Dans Bons baisers de Russie, l'infatigable James Bond se voit confier, en pleine guerre froide, la mission de faire passer à l'Ouest une jeune femme russe, Tatiana Romanova, ainsi qu'un lecteur de déchiffrement conçu par les Soviétiques. Mais cette opération est en fait un piège tendu par l'organisation criminelle du Spectre, qui entend venger la mort du Dr. No et s'emparer du lecteur… A l'occasion de la diffusion du film, ce soir sur France 4, focus sur Robert Shaw, l'interprète de Donald "Red" Grant, le redoutable assassin chargé d'éliminer Bond.
A douze ans, et ce après avoir vécu le suicide de son père médecin, le jeune Robert Archibald Shaw se lance dans le théâtre, une activité qui lui sert d’exutoire. De 1946 à 1948, il suit les cours d’art dramatique de la Royal Academy of Dramatic Arts et se produit sur les plus prestigieuses scènes de Grande-Bretagne, à Stratford-upon-Avon et au Old Vic.

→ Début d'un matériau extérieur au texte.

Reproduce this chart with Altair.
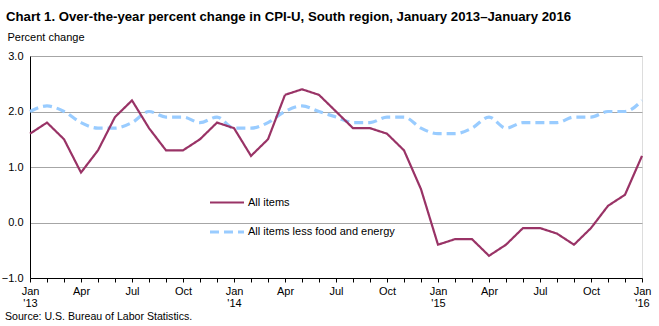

L’œuvre de Shakespeare n’a alors plus de secret pour lui, et c’est avec des pièces comme "Othello" et "Le Songe d’une nuit d’été" qu’il part en tournée à travers l’Europe. Remarqué par Alec Guinness alors qu’il interprète "Beaucoup de bruit pour rien", il décroche un petit rôle à ses côtés dans la comédie De l'or en barres de Charles Crichton.

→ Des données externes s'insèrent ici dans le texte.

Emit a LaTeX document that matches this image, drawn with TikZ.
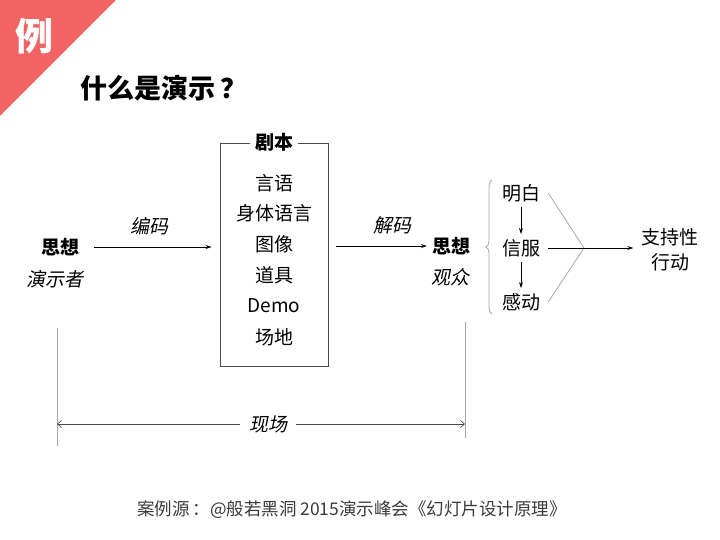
\documentclass[tikz,border=0pt]{standalone}
\usepackage{fontspec}
\setmainfont{Noto Sans CJK SC}
\newfontfamily\cjkslant[FakeSlant=0.2]{Noto Sans CJK SC}
\usepackage{xcolor}
\usetikzlibrary{arrows.meta,decorations.pathreplacing}

\definecolor{bannerred}{HTML}{F26464}
\definecolor{guidegray}{HTML}{A8A8A8}
\definecolor{boxgray}{HTML}{4A4A4A}
\definecolor{notegray}{HTML}{3A3A3A}

\tikzset{
  txt/.style={inner sep=0pt, align=center, font=\fontsize{19}{25}\selectfont},
  heavy/.style={inner sep=0pt, font=\fontsize{19}{25}\selectfont\bfseries},
  slant/.style={inner sep=0pt, font=\fontsize{19}{25}\selectfont\cjkslant},
  flow/.style={-{Stealth[length=6pt,width=4pt]}, line width=0.7pt},
  guide/.style={guidegray, line width=0.8pt},
}

\begin{document}
\begin{tikzpicture}[x=1pt,y=-1pt]
  \useasboundingbox (0,0) rectangle (720,540);

  % ---- Corner banner and title ----
  \fill[bannerred] (0,0) -- (116,0) -- (0,116) -- cycle;
  \node[inner sep=0pt, white, font=\fontsize{38}{40}\selectfont\bfseries] (badge) at (35,36) {例};
  \node[inner sep=0pt, font=\fontsize{27}{30}\selectfont\bfseries] (title) at (164,88) {什么是演示\,？};

  % ---- Presenter ----
  \node[heavy] (sender) at (60,247) {思想};
  \node[slant] (presenter) at (55,279) {演示者};

  % ---- Script box ----
  \node[draw=boxgray, line width=0.9pt, minimum width=108pt, minimum height=223pt, inner sep=0pt] (script) at (274,254.5) {};
  \node[heavy, fill=white, inner xsep=5pt, inner ysep=2pt] (scripttitle) at (script.north) {剧本};
  \node[txt] (speech) at (274,183) {言语};
  \node[txt] (body) at (274,213) {身体语言};
  \node[txt] (image) at (274,244) {图像};
  \node[txt] (props) at (274,275) {道具};
  \node[txt] (demo) at (274,306) {Demo};
  \node[txt] (venue) at (274,337) {场地};

  \draw[flow, shorten <=15pt, shorten >=8pt] (sender.east) -- (script.west |- sender)
    node[slant, midway, above=12pt] (encode) {编码};

  % ---- Audience ----
  \node[heavy] (receiver) at (451,246) {思想};
  \node[slant] (audience) at (450,277) {观众};

  \draw[flow, shorten <=8pt, shorten >=5pt] (script.east |- receiver) -- (receiver.west)
    node[slant, pos=0.62, above=12pt] (decode) {解码};

  % ---- Effects ----
  \draw[guide, decorate, decoration={brace, amplitude=6pt, mirror}] (492,180) -- (492,314);
  \node[txt] (understand) at (521,193) {明白};
  \node[txt] (convince) at (521,248) {信服};
  \node[txt] (move) at (521,302) {感动};
  \node[txt] (action) at (670,250) {支持性\\行动};
  \coordinate (meet) at (584,248);

  \draw[flow, shorten <=5pt, shorten >=5pt] (understand.south) -- (convince.north);
  \draw[flow, shorten <=5pt, shorten >=5pt] (convince.south) -- (move.north);
  \draw[guide] ([xshift=8pt]understand.east) -- (meet) -- ([xshift=8pt]move.east);
  \draw[flow, shorten <=8pt, shorten >=8pt] (convince.east) -- (action.west |- convince);

  % ---- On site ----
  \coordinate (leftTop) at (57,328);
  \coordinate (leftBot) at (57,446);
  \coordinate (rightTop) at (465,322);
  \coordinate (rightBot) at (465,438);
  \draw[guide] (leftTop) -- (leftBot);
  \draw[guide] (rightTop) -- (rightBot);
  \node[slant] (site) at (268,424) {现场};
  \draw[boxgray, line width=0.7pt, -{Straight Barb[length=4pt,width=7pt]}]
    ([xshift=-9pt]site.west) -- (leftTop |- site);
  \draw[boxgray, line width=0.7pt, -{Straight Barb[length=4pt,width=7pt]}]
    ([xshift=9pt]site.east) -- (rightTop |- site);

  % ---- Source ----
  \node[inner sep=0pt, notegray, font=\fontsize{17.5}{20}\selectfont] (source) at (352,510)
    {案例源\,：@般若黑洞 2015演示峰会《幻灯片设计原理》};
\end{tikzpicture}
\end{document}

Nous sommes dans les années 1950 et les films de guerre sont alors foison. Robert Shaw se voit logiquement proposer des personnages de militaires comme dans Les Briseurs de barrages (1954) et Commando en Corée (1956). Mais c’est le petit écran qui lui permet d’accéder à des rôles de premier plan. Il est ainsi le héros de la série de cape et d’épée The Buccaneers de 1956 à 1957.
A la fin de cette décennie, il écrit son premier roman, "The Hiding Place", joli succès en librairie, et s’essaie à l’exercice du reportage en couvrant notamment les Jeux Olympiques de Rome en 1960.

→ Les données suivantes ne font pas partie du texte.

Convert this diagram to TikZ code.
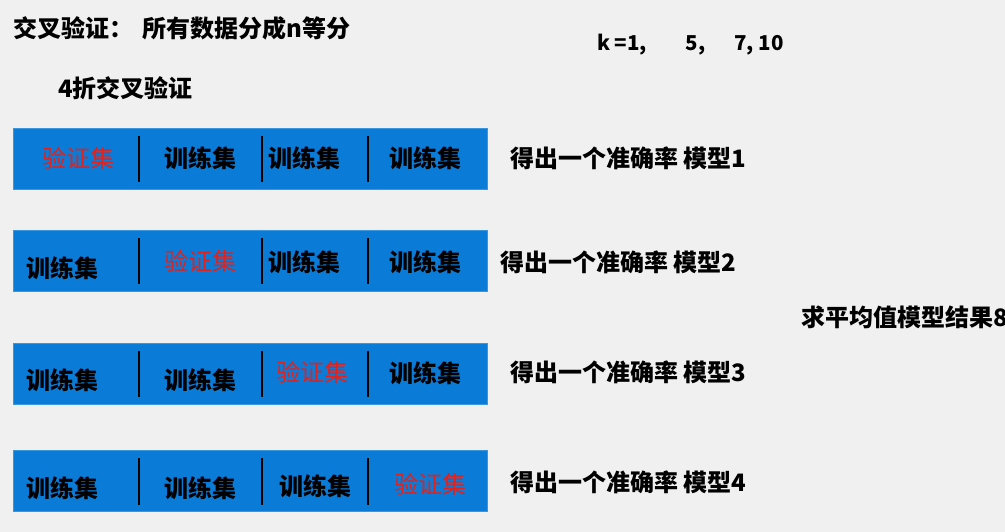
\documentclass[tikz,border=0pt]{standalone}
\usepackage{fontspec}
\setmainfont{Noto Sans CJK SC}
\usepackage{xcolor}
\usepackage{tikz}
\usetikzlibrary{positioning}
\definecolor{bggray}{HTML}{F0F0F0}
\definecolor{barblue}{HTML}{0A7CD8}
\definecolor{valred}{HTML}{E3211B}

\begin{document}
\begin{tikzpicture}[x=1pt, y=-1pt, font=\bfseries\fontsize{24}{27}\selectfont,
  bar/.style={fill=barblue, draw=barblue!80!white, minimum width=474pt,
              minimum height=61pt, inner sep=0pt},
  divider/.style={draw=black, line width=1.8pt},
  cell/.style={inner sep=0pt, text=black},
  valset/.style={cell, text=valred, font=\mdseries\fontsize{24}{27}\selectfont},
  note/.style={anchor=west, inner sep=0pt}]
  \fill[bggray] (0,0) rectangle (1005,532);
  \useasboundingbox (0,0) rectangle (1005,532);
  \node[note] (title) at (13,28) {交叉验证：\hspace{0.4em}所有数据分成n等分};
  \node[note] (fold) at (58,88) {4折交叉验证};
  \node[note, font=\bfseries\fontsize{20.5}{24}\selectfont] (kvals) at (597,45)
     {k =1,\hspace{1.9em}5,\hspace{1.4em}7, 10};
  \foreach \n/\y in {1/158.5, 2/260.5, 3/373.5, 4/481}
     \node[bar] (bar\n) at (250,\y) {};
  \foreach \n in {1,...,4}
     \foreach \x in {139,262,368}
        \draw[divider] ([shift={(\x-13,8)}]bar\n.north west)
                    -- ([shift={(\x-13,-7)}]bar\n.south west);
  \foreach \id/\x/\y/\s/\t in {c11/78/158/valset/验证集, c12/200/158/cell/训练集,
                               c13/304/158/cell/训练集, c14/425/158/cell/训练集,
                               c21/63/268/cell/训练集, c22/200/261/valset/验证集,
                               c23/304/262/cell/训练集, c24/425/262/cell/训练集,
                               c31/63/380/cell/训练集, c32/200/380/cell/训练集,
                               c33/312/372/valset/验证集, c34/425/373/cell/训练集,
                               c41/63/488/cell/训练集, c42/200/488/cell/训练集,
                               c43/315/486/cell/训练集, c44/430/484/valset/验证集}
     \node[\s] (\id) at (\x,\y) {\t};
  \foreach \n/\x/\y in {1/510/158, 2/500/262, 3/510/372, 4/510/482}
     \node[note] (acc\n) at (\x,\y) {得出一个准确率 模型\n};
  \node[note] (avg) at (801,317) {求平均值模型结果8};
\end{tikzpicture}
\end{document}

Les années 1960 s’annoncent plus fastes. Robert Shaw donne la réplique d’égal à égal à Alan Bates et Donald Pleasence dans l’adaptation du Gardien d’Harold Pinter. Et il marque aussi les esprits par sa performance d’homme de main tout en muscles dans Bons baisers de Russie, deuxième James Bond sorti en 1963 (il fera à nouveau face à Sean Connery dans La Rose et la flèche en 1976).
Dès lors, les rôles qu’on lui offre sont souvent ceux de méchants ou de personnalités peu recommandables : dangereux criminel dans Tomorrow At Ten (1964), colonel nazi dans La Bataille des Ardennes (1965), sanguinaire révolutionnaire mexicain dans Les Brutes dans la ville (1971), etc.
Il lui arrive également d’interpréter des personnages de grande envergure, comme le roi Henry VIII dans Un homme pour l'éternité (1966) de Fred Zinnemann, le général Custer (1967) sous la direction de Robert Siodmak, le conquistador espagnol Pizarro dans The Royal Hunt Of The Sun (1969) ou encore Churchill dans Les Griffes du lion (1972) de Richard Attenborough.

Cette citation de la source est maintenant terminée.